After departing NC on this last trip to clear out my #3 storage unit and consolidate nearly all the airplane build stuff in the hangar, I headed up to Virginia Beach to spend a couple of days with Marco and Gina.
While at Marco’s, I updated my Instrument Panel CAD diagram with all the dimensions I had taken off the actual panel while down in NC. With Marco’s help, I then shared the CAD file to a shared online folder and he was then able to convert it into CAM to be drawn out on his plasma cutting table with a Sharpie onto cardboard.
This may seem like some underutilization of a fairly expensive plasma cutter to merely use it as a plotter, but not only did it test & confirm some limit capabilities of Marco’s plasma cutting table (better than we initially thought), but obviously it will allow me to cut out the cardboard panel, test it in the actual airplane, and then make any required tweaks if need be before we do an actual plasma cutout of the panel with actual expensive aluminum.
In fact, the pics of the crazy bearded guy below (me!) is with plotted panel version #1, which afterwards I realized that I had forgotten to update some dimensions I had gathered relating to the panel’s upper corner longeron notches . . .
Although I’d like to say it was fairly easy to update the CAD file to redraw the dimensions on the panel longeron notches –and subsequently the top panel contour– it actually did take a bit of drama-filled machinations to get it done. But, with Marco’s help I learned a few new tricks regarding Fusion 360 and was able to update the panel drawing to the correct dimensions.
We then embarked on plotting out Instrument Panel version #2 on Marco’s plasma cutter with no hiccups.
In fact, I took a short video of the last little bit of the panel plotting effort on the Plasma Cutting table. We didn’t film the entire event since to draw the separate circles and rectangles in the panel we had to lift the Sharpie up slightly in its holder (which Marco cleverly designed and 3D printed) after each drawn component to allow the assembly to relocate to the new spot that the next component would be drawn, then slide the Sharpie down in contact with the cardboard.
This pen lift/drop cycle is shown in the video, as is the entire drawing of the Instrument Panel perimeter.
After the instrument panel plotting was done on Marco’s plasma cutting table, I then labeled the components on the cardboard to grab this shot here.
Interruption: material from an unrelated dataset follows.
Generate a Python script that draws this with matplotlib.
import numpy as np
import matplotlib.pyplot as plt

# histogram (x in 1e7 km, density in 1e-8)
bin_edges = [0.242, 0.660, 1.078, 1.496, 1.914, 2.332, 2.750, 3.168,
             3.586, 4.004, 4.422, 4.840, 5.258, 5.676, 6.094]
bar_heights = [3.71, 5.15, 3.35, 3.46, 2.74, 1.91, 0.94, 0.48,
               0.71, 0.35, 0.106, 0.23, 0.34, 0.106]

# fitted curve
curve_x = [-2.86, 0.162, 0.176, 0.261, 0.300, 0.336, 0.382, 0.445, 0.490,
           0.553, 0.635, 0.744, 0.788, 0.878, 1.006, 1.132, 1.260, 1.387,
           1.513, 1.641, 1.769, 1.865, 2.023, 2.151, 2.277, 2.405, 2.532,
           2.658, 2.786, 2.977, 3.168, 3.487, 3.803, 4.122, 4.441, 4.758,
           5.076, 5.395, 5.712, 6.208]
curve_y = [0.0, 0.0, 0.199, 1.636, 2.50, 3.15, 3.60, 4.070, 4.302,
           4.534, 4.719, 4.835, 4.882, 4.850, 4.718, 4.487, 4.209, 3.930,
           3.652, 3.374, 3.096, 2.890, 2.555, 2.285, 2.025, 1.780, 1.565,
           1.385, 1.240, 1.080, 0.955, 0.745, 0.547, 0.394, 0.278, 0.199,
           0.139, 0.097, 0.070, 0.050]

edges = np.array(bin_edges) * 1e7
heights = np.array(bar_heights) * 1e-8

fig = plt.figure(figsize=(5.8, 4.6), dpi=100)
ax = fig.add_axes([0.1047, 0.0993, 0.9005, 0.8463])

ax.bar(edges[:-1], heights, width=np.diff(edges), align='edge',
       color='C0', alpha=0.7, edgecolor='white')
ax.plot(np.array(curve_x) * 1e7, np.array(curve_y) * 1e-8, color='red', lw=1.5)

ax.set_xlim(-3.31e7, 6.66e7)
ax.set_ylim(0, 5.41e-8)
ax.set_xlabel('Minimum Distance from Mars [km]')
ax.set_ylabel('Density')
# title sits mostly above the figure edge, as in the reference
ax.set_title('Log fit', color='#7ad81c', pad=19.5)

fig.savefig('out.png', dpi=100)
Most of the larger component holes will get cut out, which I’ll show in a subsequent blog post.
I’m extremely pleased with how the cardboard panel mockup came out, and am excited about dialing in the panel CAD drawing to enable Marco and I to plasma cut my panel out of a piece of aluminum. I will say that Marco and I (and a few others) are discussing the pros and cons of 2024 vs 6061 and what thickness the panel should be (0.063″ to 0.090″).